If g(x) is an antiderivative of f(x) and g(0)=2, detemine the x-coordinates of the points on the graph of g(x) corresponding to its local max and min values.
3. The attempt at a solution

I understand that stationary points occur when y=0 on the f(x) graph (i.e. at x=1 and x=3.5). I also know that at x=1 it's a maximum and at x=3.5 it's a minimum, but how do I find the corresponding y-values?

Last edited by a moderator: May 2, 2017
2. May 14, 2007

### HallsofIvy

By "integrating". You could, of course, find the equation for f itself since it is "piecewise linear" but that isn't necessary. The integral of f is the area under the graph and, from x= 0 to x= 1, that is just a the area of a triangle. Don't forget to add the initial value, g(0)= 2. One you know g(1), you can find g(3.5) by "adding" the area under the curve from 1 to 3.5. I put "adding" in quotes because that value is actually negative, since the curve is below the x-axis.

To find g(1), Find the area of the triangle with base 1 and height 1 and add that to g(0)= 2. To find g(3.5), find the area of the trapezoid with height 1, bases 2.5 and 1, and subtract that from g(1).

3. May 14, 2007

### t_n_p

ah gotcha thanks!

A turning point on the graph of f refers to a point of inflexion on the graph g, so does that mean that g(x) is increasing for (0,1), (3.5,4) and (4,6)?

Also, how would I find where g(x) is concave up/down?

4. May 14, 2007

### Hootenanny

Staff Emeritus
Well, what does the second derivative of g(x) tell you?

5. May 14, 2007

### t_n_p

Well I do know f"(x)>0 represents concave up and f"(x)<0 represents concave down, but how can I get f"(x) (i.e. the derivative of g)

P.S. are my intervals for increasing g(x) correct?

6. May 14, 2007

### Office_Shredder

Staff Emeritus
But...

Couldn't you just save yourself a lot of time and just answer the question instead?

7. May 14, 2007

### t_n_p

Yeah I know, just wanted to further my knowledge

8. May 14, 2007

### Hootenanny

Staff Emeritus
Yes, your intervals look good to me. You don't need to get f''(x), you only need f'(x). Since g''(x) = f'(x), he gradient of f(x) on your plot represents the second derivative of g(x). Does that make sense?

Last edited: May 14, 2007
9. May 14, 2007

### t_n_p

So g(x) is concave up for positive gradients of f(x), that is (3,4) and concave down for negative gradients of f(x), that is (1,2) and (4,6).

10. May 14, 2007

### Hootenanny

Staff Emeritus
Looks good to me

11. May 14, 2007

### t_n_p

Finally, points of inflexion on the graph of g occur when there are turning points on the graph of f, that is when x=4.

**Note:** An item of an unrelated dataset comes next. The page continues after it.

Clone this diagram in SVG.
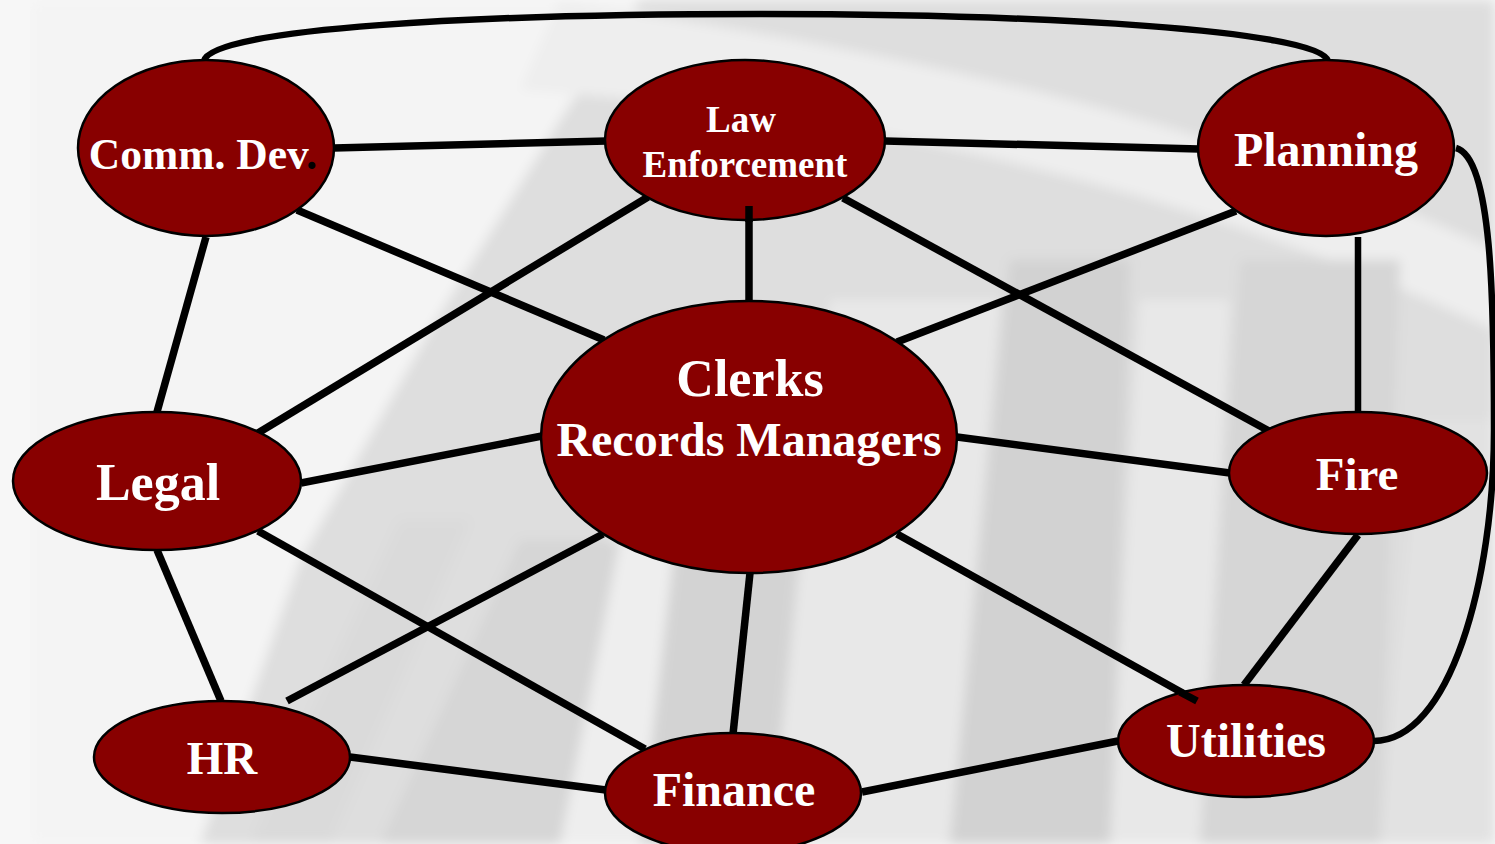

I now need to use all this info and the fundamental theorem of calculus to find values of g(x) at appropriate points to draw g(x). I suppose this is where the y-coordinates come in handy! I'll be back later with my attempted graph!

12. May 14, 2007

### t_n_p

I've got a rough idea of what it looks like already, but with the graph being concave down for (1,2) and concave up for (3,4), what's happening between the interval of (2,3)?

Also how would I go about finding the y value for x=4?
will it be the y value at x=3.5 plus the area of the small triangle, i.e.
0.75+(0.5X0.5X1)?

13. May 14, 2007

### Hootenanny

Staff Emeritus
Well, the second derivative test is inconclusive. However, you can say that g'(x)=-1 for {x : 2 < x < 3}, therefore the slope at this point is constant and the graph is a straight line y = -x.
I haven't checked your numbers, but you method is correct

14. May 15, 2007

### t_n_p

http://img379.imageshack.us/img379/6467/asdfra4.jpg [Broken]

think i got it right

Last edited by a moderator: May 2, 2017